If drafters and reservists fail to fulfill the law's requirements, they could be placed into the Unified Register of Debtors and punitive measures would be applied to them. Those measures include, in particular, a ban on traveling abroad; conducting transactions with property; obtaining a driver’s license and driving a car; or receiving credits and loans, to name but a few.
"I think this law will be adopted," Dmitri Solonnikov, a political analyst and director of the Institute for Contemporary State Development, told Sputnik. "If the leadership of Ukraine considers it necessary to pass this or that legislative act, then President Zelensky’s party, the Servant of the People, having a majority, passes laws virtually automatically. And therefore I think that there will be no organizational difficulties."
While the bill appears to crack down on draft dodges and diminish the rights of those already mobilized, Solonnikov does not expect any social turmoil in Ukraine over the legislation. Instead, there would be a sort of a "silent protest."
"Nothing fundamentally will change," the expert noted. "Attempts to leave Ukraine will continue. Both women and disabled people would possibly try to leave Ukraine. (…) In a silent movement in all directions, Ukrainian society will fall apart."
At a press conference on December 19, Zelensky touched upon the topic of a new large-scale mobilization for the first time. The Ukrainian president said that he had been approached by the General Staff of the Ukrainian Armed Forces with a request to mobilize an additional 450,000-500,000 people.
However, following Zelensky's announcement, Commander-in-Chief Gen. Valery Zaluzhny told a Ukrainian broadcaster that the military command did not make such a request.
The proposed law is likely to become unpopular with the Ukrainian public following several waves of mobilization and huge human losses on the battlefield. Apparently, the Ukrainian president is seeking to shift responsibility for a new mobilization effort on the Ukrainian top commandment.
The Eastern European state has been under martial law since February 24, 2022, while Zelensky's decree on general mobilization forbade leaving the country for men between 18 and 60.
Solonnikov explained that the Kiev regime needs human resources to fill gaps at the front while seasoned military officers would undergo training for potential new missions. The Ukrainian Armed Forces have lost more than 125,000 soldiers and 16,000 units of various weapons over six months of the much-anticipated counteroffensive, as per the Russian Ministry of Defense.
"As military experts say, the main combat-trained units have been withdrawn from the frontline and are undergoing re-equipment and retraining," the expert said. "And cannon fodder – these teenagers and veterans – are thrown to the front line, where they die in the thousands and tens of thousands, and [the Kiev regime] doesn’t feel sorry for them."
"[For their part], combat units are preparing for some further events. Let's wait and see what those events will be. And now they have exactly the same task - to replace men in those places where women can also do the job - some technical personnel, some kind of service. It's the same with people with disabilities.

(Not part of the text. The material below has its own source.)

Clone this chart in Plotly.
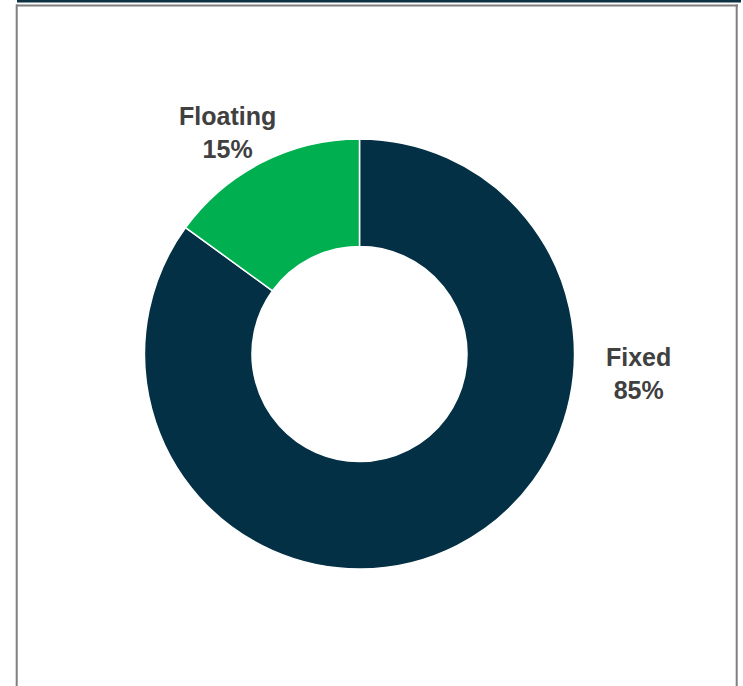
import plotly.graph_objects as go

labels = ["Fixed", "Floating"]
values = [85, 15]
colors = ["#033045", "#00B050"]

W, H = 743, 686

def px(x):
    return x / W

def py(y):
    return 1 - y / H

cx, cy, r = 359.5, 354, 215

fig = go.Figure(go.Pie(
    labels=labels,
    values=values,
    hole=0.5,
    sort=False,
    direction="clockwise",
    rotation=0,
    marker=dict(colors=colors, line=dict(color="white", width=1.5)),
    textinfo="none",
    hoverinfo="label+percent",
    showlegend=False,
    domain=dict(x=[px(cx - r), px(cx + r)], y=[py(cy + r), py(cy - r)]),
))

label_pos = {"Fixed": (638, 373), "Floating": (227, 132)}
total = sum(values)
for lab, v in zip(labels, values):
    x, y = label_pos[lab]
    fig.add_annotation(
        x=px(x), y=py(y), xref="paper", yref="paper",
        text=f"<b>{lab}<br>{round(100 * v / total)}%</b>",
        showarrow=False, align="center",
        font=dict(family="Liberation Sans, Arial", size=25, color="#404040"),
        xanchor="center", yanchor="middle",
    )

shapes = [
    dict(type="rect", x0=px(17), x1=px(741), y0=py(0), y1=py(2.4),
         fillcolor="#0B3142", line=dict(width=0)),
    dict(type="line", x0=px(16), x1=px(738), y0=py(5.5), y1=py(5.5),
         line=dict(color="#7F7F7F", width=2)),
    dict(type="line", x0=px(16.7), x1=px(16.7), y0=py(4.5), y1=py(690),
         line=dict(color="#7F7F7F", width=2)),
    dict(type="line", x0=px(736.7), x1=px(736.7), y0=py(4.5), y1=py(690),
         line=dict(color="#7F7F7F", width=2)),
]
for s in shapes:
    s.update(xref="paper", yref="paper", layer="above")
fig.update_layout(
    width=W, height=H,
    margin=dict(l=0, r=0, t=0, b=0),
    paper_bgcolor="white", plot_bgcolor="white",
    shapes=shapes,
)

fig.write_html(
    "out.html",
    config={"displayModeBar": False},
    post_script="document.body.style.margin='0';document.body.style.overflow='hidden';",
)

If a person’s life on the frontline lasts for a few days, then what difference does it make whether he is a disabled person of the third group or just an elderly person? All of them would live for a few days," Solonnikov continued.
From the military viewpoint, Ukraine is going on the defensive and needs to buy some time, he suggested, adding that the Kiev regime presently tries to maintain the status quo on the battlefield and prevent the advance of Russian troops.
"This time is bought due to the death of tens of thousands of recruits, whom [the Ukrainian elites] do not feel sorry for. Well, now they will be dispatched to the frontline en masse. So this is Ukraine’s strategy in a nutshell," Solonnikov concluded.